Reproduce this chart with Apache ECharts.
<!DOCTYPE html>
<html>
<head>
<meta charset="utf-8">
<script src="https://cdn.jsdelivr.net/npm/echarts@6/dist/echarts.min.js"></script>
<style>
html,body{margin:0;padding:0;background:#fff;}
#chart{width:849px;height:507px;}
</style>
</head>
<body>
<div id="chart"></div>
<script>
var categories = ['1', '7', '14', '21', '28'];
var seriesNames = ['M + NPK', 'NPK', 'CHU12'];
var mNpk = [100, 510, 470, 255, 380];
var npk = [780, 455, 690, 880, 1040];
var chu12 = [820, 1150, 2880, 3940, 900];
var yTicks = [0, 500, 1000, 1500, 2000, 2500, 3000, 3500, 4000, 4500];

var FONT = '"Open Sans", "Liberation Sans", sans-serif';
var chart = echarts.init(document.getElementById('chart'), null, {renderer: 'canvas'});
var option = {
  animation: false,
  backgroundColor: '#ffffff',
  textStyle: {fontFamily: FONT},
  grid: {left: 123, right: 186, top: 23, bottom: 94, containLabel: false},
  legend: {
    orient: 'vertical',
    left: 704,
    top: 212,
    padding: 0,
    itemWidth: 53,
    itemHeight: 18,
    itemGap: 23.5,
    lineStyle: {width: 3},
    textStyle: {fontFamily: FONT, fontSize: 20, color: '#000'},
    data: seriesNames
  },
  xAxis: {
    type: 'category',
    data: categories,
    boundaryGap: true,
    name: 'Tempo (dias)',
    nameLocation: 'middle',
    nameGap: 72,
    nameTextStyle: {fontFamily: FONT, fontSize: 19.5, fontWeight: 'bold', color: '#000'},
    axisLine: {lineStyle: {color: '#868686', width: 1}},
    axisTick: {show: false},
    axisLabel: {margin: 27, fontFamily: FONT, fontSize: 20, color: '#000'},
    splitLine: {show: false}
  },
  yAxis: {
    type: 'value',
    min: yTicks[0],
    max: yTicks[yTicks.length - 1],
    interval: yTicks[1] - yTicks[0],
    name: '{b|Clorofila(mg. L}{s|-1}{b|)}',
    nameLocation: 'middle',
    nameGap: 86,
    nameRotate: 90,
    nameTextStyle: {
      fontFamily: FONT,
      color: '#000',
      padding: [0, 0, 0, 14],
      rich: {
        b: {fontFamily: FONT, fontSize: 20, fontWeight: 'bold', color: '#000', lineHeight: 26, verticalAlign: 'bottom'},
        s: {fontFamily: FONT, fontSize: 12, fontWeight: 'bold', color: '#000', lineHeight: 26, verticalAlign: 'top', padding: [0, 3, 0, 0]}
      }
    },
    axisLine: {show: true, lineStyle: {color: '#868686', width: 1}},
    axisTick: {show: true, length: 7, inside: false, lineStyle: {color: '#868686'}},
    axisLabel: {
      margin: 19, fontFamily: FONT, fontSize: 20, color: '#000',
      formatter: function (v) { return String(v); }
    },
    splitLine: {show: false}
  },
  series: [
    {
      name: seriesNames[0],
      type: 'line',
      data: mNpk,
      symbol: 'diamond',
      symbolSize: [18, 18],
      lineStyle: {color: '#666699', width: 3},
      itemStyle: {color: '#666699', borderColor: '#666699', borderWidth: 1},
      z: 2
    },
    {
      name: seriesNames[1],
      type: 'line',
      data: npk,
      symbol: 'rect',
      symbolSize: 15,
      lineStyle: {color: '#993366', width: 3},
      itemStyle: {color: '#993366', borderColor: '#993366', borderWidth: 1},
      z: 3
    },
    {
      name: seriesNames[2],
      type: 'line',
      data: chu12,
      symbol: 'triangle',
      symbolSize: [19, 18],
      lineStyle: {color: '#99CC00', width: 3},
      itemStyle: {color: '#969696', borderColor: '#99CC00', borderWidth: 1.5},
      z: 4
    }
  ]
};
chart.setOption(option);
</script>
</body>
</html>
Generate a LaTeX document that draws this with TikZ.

§ §

Aim:
Return every line exactly.

Solution for this problem:
Reproduce this chart with Apache ECharts.
<!DOCTYPE html>
<html>
<head>
<meta charset="utf-8">
<script src="https://cdn.jsdelivr.net/npm/echarts@6/dist/echarts.min.js"></script>
<style>
html,body{margin:0;padding:0;background:#fff;}
#chart{width:849px;height:507px;}
</style>
</head>
<body>
<div id="chart"></div>
<script>
var categories = ['1', '7', '14', '21', '28'];
var seriesNames = ['M + NPK', 'NPK', 'CHU12'];
var mNpk = [100, 510, 470, 255, 380];
var npk = [780, 455, 690, 880, 1040];
var chu12 = [820, 1150, 2880, 3940, 900];
var yTicks = [0, 500, 1000, 1500, 2000, 2500, 3000, 3500, 4000, 4500];

var FONT = '"Open Sans", "Liberation Sans", sans-serif';
var chart = echarts.init(document.getElementById('chart'), null, {renderer: 'canvas'});
var option = {
  animation: false,
  backgroundColor: '#ffffff',
  textStyle: {fontFamily: FONT},
  grid: {left: 123, right: 186, top: 23, bottom: 94, containLabel: false},
  legend: {
    orient: 'vertical',
    left: 704,
    top: 212,
    padding: 0,
    itemWidth: 53,
    itemHeight: 18,
    itemGap: 23.5,
    lineStyle: {width: 3},
    textStyle: {fontFamily: FONT, fontSize: 20, color: '#000'},
    data: seriesNames
  },
  xAxis: {
    type: 'category',
    data: categories,
    boundaryGap: true,
    name: 'Tempo (dias)',
    nameLocation: 'middle',
    nameGap: 72,
    nameTextStyle: {fontFamily: FONT, fontSize: 19.5, fontWeight: 'bold', color: '#000'},
    axisLine: {lineStyle: {color: '#868686', width: 1}},
    axisTick: {show: false},
    axisLabel: {margin: 27, fontFamily: FONT, fontSize: 20, color: '#000'},
    splitLine: {show: false}
  },
  yAxis: {
    type: 'value',
    min: yTicks[0],
    max: yTicks[yTicks.length - 1],
    interval: yTicks[1] - yTicks[0],
    name: '{b|Clorofila(mg. L}{s|-1}{b|)}',
    nameLocation: 'middle',
    nameGap: 86,
    nameRotate: 90,
    nameTextStyle: {
      fontFamily: FONT,
      color: '#000',
      padding: [0, 0, 0, 14],
      rich: {
        b: {fontFamily: FONT, fontSize: 20, fontWeight: 'bold', color: '#000', lineHeight: 26, verticalAlign: 'bottom'},
        s: {fontFamily: FONT, fontSize: 12, fontWeight: 'bold', color: '#000', lineHeight: 26, verticalAlign: 'top', padding: [0, 3, 0, 0]}
      }
    },
    axisLine: {show: true, lineStyle: {color: '#868686', width: 1}},
    axisTick: {show: true, length: 7, inside: false, lineStyle: {color: '#868686'}},
    axisLabel: {
      margin: 19, fontFamily: FONT, fontSize: 20, color: '#000',
      formatter: function (v) { return String(v); }
    },
    splitLine: {show: false}
  },
  series: [
    {
      name: seriesNames[0],
      type: 'line',
      data: mNpk,
      symbol: 'diamond',
      symbolSize: [18, 18],
      lineStyle: {color: '#666699', width: 3},
      itemStyle: {color: '#666699', borderColor: '#666699', borderWidth: 1},
      z: 2
    },
    {
      name: seriesNames[1],
      type: 'line',
      data: npk,
      symbol: 'rect',
      symbolSize: 15,
      lineStyle: {color: '#993366', width: 3},
      itemStyle: {color: '#993366', borderColor: '#993366', borderWidth: 1},
      z: 3
    },
    {
      name: seriesNames[2],
      type: 'line',
      data: chu12,
      symbol: 'triangle',
      symbolSize: [19, 18],
      lineStyle: {color: '#99CC00', width: 3},
      itemStyle: {color: '#969696', borderColor: '#99CC00', borderWidth: 1.5},
      z: 4
    }
  ]
};
chart.setOption(option);
</script>
</body>
</html>
Generate a LaTeX document that draws this with TikZ.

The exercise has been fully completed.